Suena absurdo. Patético. Muy chabacano. ¿Imaginamos a un obrero con coche oficial? Lo lógico (creo haberlo visto en alguna ocasión tratándose de los morados felices con mochila) sería un minibús alquilado que los llevase y trajese de sus cometidos diarios, garantizadas todas las medidas de seguridad en el correcto ejercicio de sus funciones, sin la menor pleitesía añadida. ¿Un comunista en coche oficial? Suena grosero. Otra mentira más, muy barata, para alejarse del pueblo tras haberle zampado los votos a dos carrillos.
«Sería estupendo un informe de coches oficiales trimestral colgado en el portal de transparencia para divertirnos todos un poco»
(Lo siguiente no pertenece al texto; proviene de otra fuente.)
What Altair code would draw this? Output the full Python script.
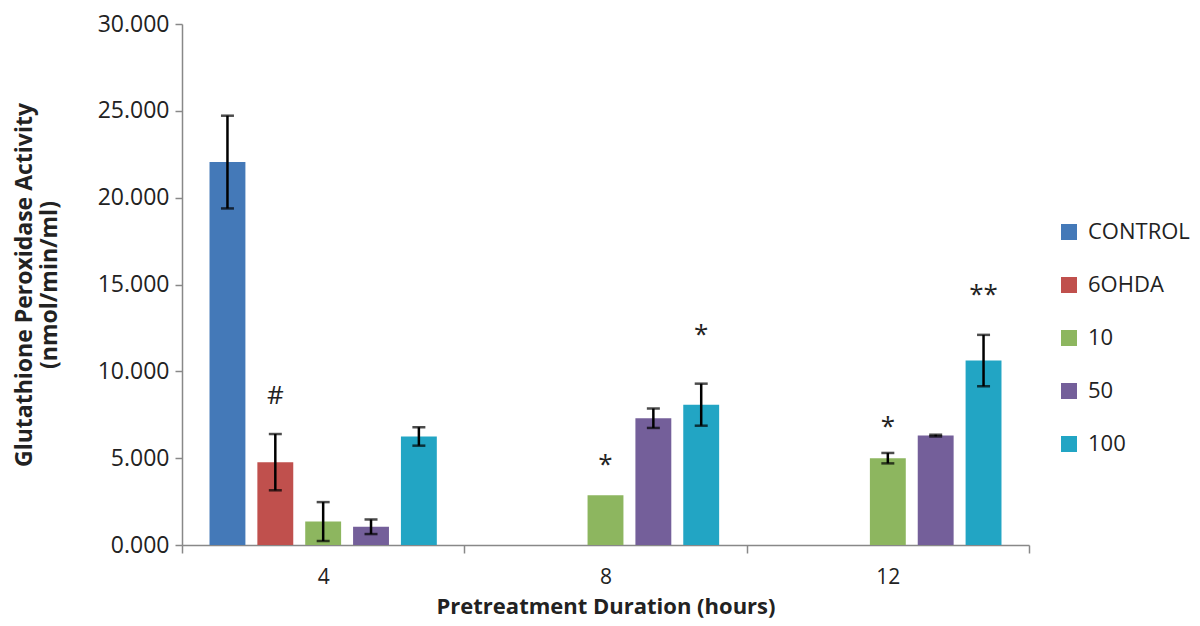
import altair as alt
import pandas as pd

durations = ["4", "8", "12"]
groups = ["CONTROL", "6OHDA", "10", "50", "100"]
colors = ["#4479B8", "#C0504D", "#8DB65F", "#745F9A", "#22A5C4"]

# mean values per duration (order follows groups); None = no bar
means_4 = [22.05, 4.77, 1.35, 1.05, 6.25]
means_8 = [None, None, 2.86, 7.30, 8.08]
means_12 = [None, None, 5.00, 6.30, 10.62]

# error (± half-range) per duration
err_4 = [2.67, 1.62, 1.12, 0.42, 0.53]
err_8 = [None, None, None, 0.56, 1.21]
err_12 = [None, None, 0.30, 0.05, 1.48]

# significance markers
ann_duration = ["4", "8", "8", "12", "12"]
ann_group = ["6OHDA", "10", "100", "10", "100"]
ann_label = ["#", "*", "*", "*", "**"]
ann_y = [8.6, 4.6, 12.1, 6.8, 14.4]

rows = []
for d, ms, es in zip(durations, [means_4, means_8, means_12], [err_4, err_8, err_12]):
    for g, m, e in zip(groups, ms, es):
        if m is None:
            continue
        rows.append({
            "duration": d, "group": g, "value": m,
            "lo": (m - e) if e is not None else None,
            "hi": (m + e) if e is not None else None,
        })
df = pd.DataFrame(rows)
err_df = df.dropna(subset=["lo"])
ann_df = pd.DataFrame({"duration": ann_duration, "group": ann_group,
                       "label": ann_label, "y": ann_y})

FONT = "Open Sans"

x_enc = alt.X("duration:N", sort=durations,
              scale=alt.Scale(domain=durations, paddingInner=0, paddingOuter=0),
              axis=alt.Axis(title="Pretreatment Duration (hours)", labelAngle=0,
                            tickBand="extent", tickSize=8, labelPadding=13,
                            titlePadding=9, labelFontSize=21, titleFontSize=22))
xo_enc = alt.XOffset("group:N", sort=groups,
                     scale=alt.Scale(domain=groups, paddingInner=0.25, paddingOuter=0.575))

y_scale = alt.Scale(domain=[0, 30], nice=False)

bars = alt.Chart(df).mark_bar().encode(
    x=x_enc, xOffset=xo_enc,
    y=alt.Y("value:Q", scale=y_scale,
            axis=alt.Axis(title=["Glutathione Peroxidase Activity", "(nmol/min/ml)"],
                          format=".3f", values=[0, 5, 10, 15, 20, 25, 30],
                          grid=False, tickSize=7, labelPadding=6, titlePadding=36,
                          labelFontSize=23, titleFontSize=23)),
    color=alt.Color("group:N", sort=groups,
                    scale=alt.Scale(domain=groups, range=colors),
                    legend=alt.Legend(title=None, orient="none", legendX=876, legendY=197,
                                      symbolType="square", symbolSize=256,
                                      symbolStrokeWidth=0, labelFontSize=22,
                                      labelFont=FONT, labelColor="#222222",
                                      rowPadding=31, labelOffset=8)),
)

rule = alt.Chart(err_df).mark_rule(color="black", strokeWidth=2.5).encode(
    x=alt.X("duration:N", sort=durations), xOffset=xo_enc,
    y=alt.Y("lo:Q", scale=y_scale), y2="hi:Q")

cap_hi = alt.Chart(err_df).mark_tick(color="black", thickness=2.5, size=13).encode(
    x=alt.X("duration:N", sort=durations), xOffset=xo_enc,
    y=alt.Y("hi:Q", scale=y_scale))
cap_lo = alt.Chart(err_df).mark_tick(color="black", thickness=2.5, size=13).encode(
    x=alt.X("duration:N", sort=durations), xOffset=xo_enc,
    y=alt.Y("lo:Q", scale=y_scale))

ann = alt.Chart(ann_df).mark_text(fontSize=26, font=FONT, color="#222222",
                                  baseline="middle").encode(
    x=alt.X("duration:N", sort=durations), xOffset=xo_enc,
    y=alt.Y("y:Q", scale=y_scale), text="label:N")

chart = alt.layer(bars, rule, cap_hi, cap_lo, ann).properties(
    width=847, height=521,
    autosize=alt.AutoSizeParams(type="none"),
    padding={"left": 174, "top": 16, "right": 162, "bottom": 78},
).configure_view(stroke=None).configure_axis(
    domainColor="#888888", domainWidth=1.5, tickColor="#888888", tickWidth=1.5,
    labelFont=FONT, labelColor="#222222",
    titleFont=FONT, titleFontWeight="bold", titleColor="#222222",
)

chart.save("out.html", embed_options={"renderer": "svg", "actions": False})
Franco increpó una mañana a un ministro, Saínz Rodríguez, por ir de putas con el coche oficial. La audiencia fue corta y estuvo presidida por este diálogo: «Sainz Rodríguez, me cuentan que va usted de putas»; «Sí, Excelencia»; «¡Pero qué va con el coche oficial!»; «¡No voy a ir andando, Excelencia!». Muchos no sabemos dónde van y no van los coches oficiales. Recordamos brochazos innumerables de vida licenciosa mezclados con deberes públicos. Resulta sospechosa la cláusula de confidencialidad que firman todos los chóferes oficiales. ¿Dónde van todos esos coches? ¿A qué hora vuelven todas esas ruedas veloces? ¿Hay travesías inciertas en la noche negra y cubierta de grasa? ¿Existen las amistades ocultas y pegajosas? ¿Quién vigila al coche oficial que, tantas y tantas ocasiones, vive sin ser visto? A la ciudadanía le gustaría saberlo. Sería estupendo un informe de coches oficiales trimestral colgado en el portal de transparencia para divertirnos todos un poco con este Scalextric que sigue opaco, privado, pícaro.
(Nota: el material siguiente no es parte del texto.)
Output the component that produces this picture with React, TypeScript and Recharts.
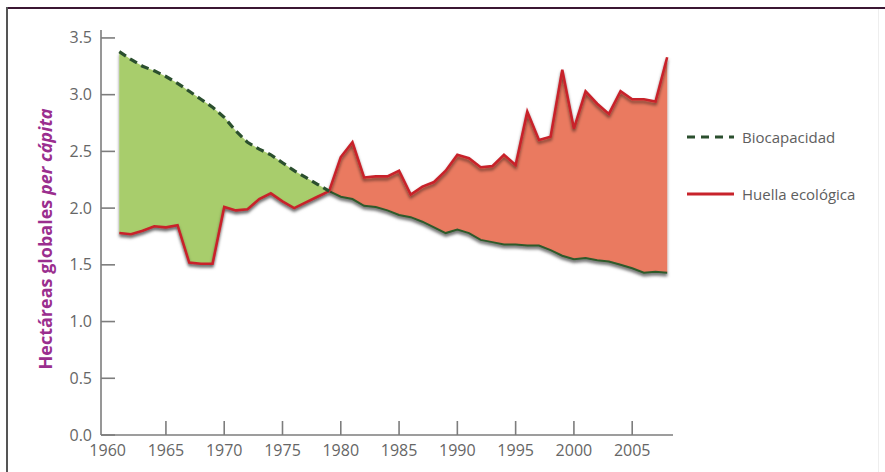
import React from 'react'
import { ComposedChart, Area, Line, XAxis, YAxis, Legend } from 'recharts'

// Hectáreas globales per cápita, 1961-2008
const years = [
  1961, 1962, 1963, 1964, 1965, 1966, 1967, 1968, 1969, 1970,
  1971, 1972, 1973, 1974, 1975, 1976, 1977, 1978, 1979, 1980,
  1981, 1982, 1983, 1984, 1985, 1986, 1987, 1988, 1989, 1990,
  1991, 1992, 1993, 1994, 1995, 1996, 1997, 1998, 1999, 2000,
  2001, 2002, 2003, 2004, 2005, 2006, 2007, 2008,
]

const biocapacidad = [
  3.38, 3.31, 3.25, 3.21, 3.16, 3.10, 3.03, 2.96, 2.89, 2.80,
  2.68, 2.58, 2.52, 2.47, 2.40, 2.33, 2.27, 2.21, 2.15, 2.10,
  2.08, 2.02, 2.01, 1.98, 1.94, 1.92, 1.88, 1.83, 1.78, 1.81,
  1.78, 1.72, 1.70, 1.68, 1.68, 1.67, 1.67, 1.63, 1.58, 1.55,
  1.56, 1.54, 1.53, 1.50, 1.47, 1.43, 1.44, 1.43,
]

const huella = [
  1.78, 1.77, 1.80, 1.84, 1.83, 1.85, 1.52, 1.51, 1.51, 2.01,
  1.98, 1.99, 2.08, 2.13, 2.06, 2.00, 2.05, 2.10, 2.15, 2.45,
  2.58, 2.27, 2.28, 2.28, 2.33, 2.12, 2.19, 2.23, 2.33, 2.47,
  2.44, 2.36, 2.37, 2.47, 2.38, 2.85, 2.60, 2.63, 3.22, 2.70,
  3.03, 2.92, 2.83, 3.03, 2.96, 2.96, 2.94, 3.33,
]

const crossYear = 1979
const xTicks = [1960, 1965, 1970, 1975, 1980, 1985, 1990, 1995, 2000, 2005]
const yTicks = [0, 0.5, 1, 1.5, 2, 2.5, 3, 3.5]
const legendItems = [
  { label: 'Biocapacidad', color: '#2b4f2e', dashed: true },
  { label: 'Huella ecológica', color: '#c8232b', dashed: false },
]

const data = years.map((year, i) => {
  const bio = biocapacidad[i]
  const fp = huella[i]
  return {
    year,
    huella: fp,
    bioDash: year <= crossYear ? bio : null,
    bioEdge: year >= crossYear ? bio : null,
    reserva: year <= crossYear ? [fp, bio] : null,
    deficit: year >= crossYear ? [bio, fp] : null,
  }
})

const font = '"Open Sans", "DejaVu Sans", sans-serif'
const axisColor = '#7d7d7d'
const textColor = '#666'

const XTick = ({ x, y, payload }: any) => (
  <g>
    {payload.value !== 1960 && (
      <line x1={x} y1={y} x2={x} y2={y - 14} stroke={axisColor} strokeWidth={1.6} />
    )}
    <text x={x} y={y + 21} textAnchor="middle" fill={textColor} fontSize={16} fontFamily={font}>
      {payload.value}
    </text>
  </g>
)

const YTick = ({ x, y, payload }: any) => (
  <g>
    <line x1={x} y1={y} x2={x + 14} y2={y} stroke={axisColor} strokeWidth={1.6} />
    <text x={x - 9} y={y + 5.5} textAnchor="end" fill={textColor} fontSize={16} fontFamily={font}>
      {payload.value.toFixed(1)}
    </text>
  </g>
)

const renderLegend = () => (
  <div style={{ fontFamily: font, fontSize: 15, color: '#5e5e5e' }}>
    {legendItems.map((item, i) => (
      <div key={item.label} style={{ display: 'flex', alignItems: 'center', height: 22, marginBottom: i === 0 ? 35 : 0 }}>
        <svg width={52} height={10} style={{ marginRight: 4 }}>
          <line
            x1={1}
            y1={5}
            x2={48}
            y2={5}
            stroke={item.color}
            strokeWidth={3}
            strokeDasharray={item.dashed ? '8 6' : undefined}
          />
        </svg>
        <span>{item.label}</span>
      </div>
    ))}
  </div>
)

export default function App() {
  return (
    <div style={{ position: 'absolute', left: 0, top: 0, width: 885, height: 472, background: '#fff' }}>
      {/* frame */}
      <div style={{ position: 'absolute', left: 6, top: 7, width: 879, height: 2, background: '#3b1733' }} />
      <div style={{ position: 'absolute', left: 6, top: 7, width: 2, height: 465, background: '#555' }} />
      <div style={{ position: 'absolute', left: 878, top: 9, width: 1, height: 463, background: '#eee' }} />

      <ComposedChart
        width={885}
        height={472}
        data={data}
        margin={{ top: 30, right: 212, bottom: 0, left: 0 }}
        style={{ position: 'absolute', left: 0, top: 0 }}
      >
        <defs>
          <filter id="shadow" x="-10%" y="-10%" width="130%" height="130%">
            <feDropShadow dx="0" dy="2.5" stdDeviation="1.8" floodColor="#000" floodOpacity="0.5" />
          </filter>
        </defs>
        <XAxis
          type="number"
          dataKey="year"
          domain={[1959.43, 2008.5]}
          ticks={xTicks}
          allowDataOverflow
          height={37}
          tickSize={0}
          tickMargin={0}
          tickLine={false}
          tick={<XTick />}
          axisLine={{ stroke: axisColor, strokeWidth: 1.6 }}
        />
        <YAxis
          type="number"
          domain={[0, 3.57]}
          ticks={yTicks}
          allowDataOverflow
          width={101}
          tickSize={0}
          tickMargin={0}
          tickLine={false}
          tick={<YTick />}
          axisLine={{ stroke: axisColor, strokeWidth: 1.6 }}
        />
        <Area
          dataKey="reserva"
          stroke="none"
          fill="#a8cd6c"
          fillOpacity={1}
          filter="url(#shadow)"
          type="linear"
          isAnimationActive={false}
        />
        <Area
          dataKey="deficit"
          stroke="none"
          fill="#ea7a60"
          fillOpacity={1}
          filter="url(#shadow)"
          type="linear"
          isAnimationActive={false}
        />
        <Line
          dataKey="bioEdge"
          stroke="#2f5a2c"
          strokeWidth={2}
          dot={false}
          type="linear"
          filter="url(#shadow)"
          isAnimationActive={false}
        />
        <Line
          dataKey="huella"
          stroke="#c8232b"
          strokeWidth={2.6}
          dot={false}
          type="linear"
          filter="url(#shadow)"
          isAnimationActive={false}
        />
        <Line
          dataKey="bioDash"
          stroke="#2b4f2e"
          strokeWidth={3.2}
          strokeDasharray="8 5"
          dot={false}
          type="linear"
          isAnimationActive={false}
        />
        <Legend
          layout="horizontal"
          verticalAlign="middle"
          align="center"
          content={renderLegend}
          wrapperStyle={{ top: 126, left: 686, right: 'auto', width: 199 }}
        />
      </ComposedChart>

      <svg width={80} height={472} style={{ position: 'absolute', left: 0, top: 0, pointerEvents: 'none' }}>
        <text
          transform="translate(52, 239) rotate(-90)"
          textAnchor="middle"
          fill="#9a2e8e"
          fontSize={18}
          fontWeight="bold"
          fontFamily={font}
        >
          Hectáreas globales <tspan fontStyle="italic">per cápita</tspan>
        </text>
      </svg>
    </div>
  )
}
Chiqui Montero (achilipú, arsa, miarma) tiene a los becarios felices, contamos ayer por su desembolso de dos mil milloncejos, pero Escriva sufre la pavorosa ira funcionarial. CSIF, principal sindicato de funcionarios, quiere reuniones que Escrivá rechaza. Los empleados públicos pretenden recuperar poder adquisitivo y que los Presupuestos Generales del Estado lo reflejen sin titubeos ni menoscabos. Sus quejas son cuatro: supresión de la tasa de reposición, adecuación de los grupos profesionales, avance hacia la jornada de 35 horas y más teletrabajo. La mayoría sueñan con un coche oficial donde ser felices al volante y quitarse tanto pasto de oficina. Piden, igualmente, mejores jubilaciones, tanto de clases pasivas como de régimen general, y mayor financiación para el mutualismo administrativo. Ninguno descarta cambiar la mesa y agujerito de la ventanilla por un coche molón: alta gama, piel, madera, tuneado.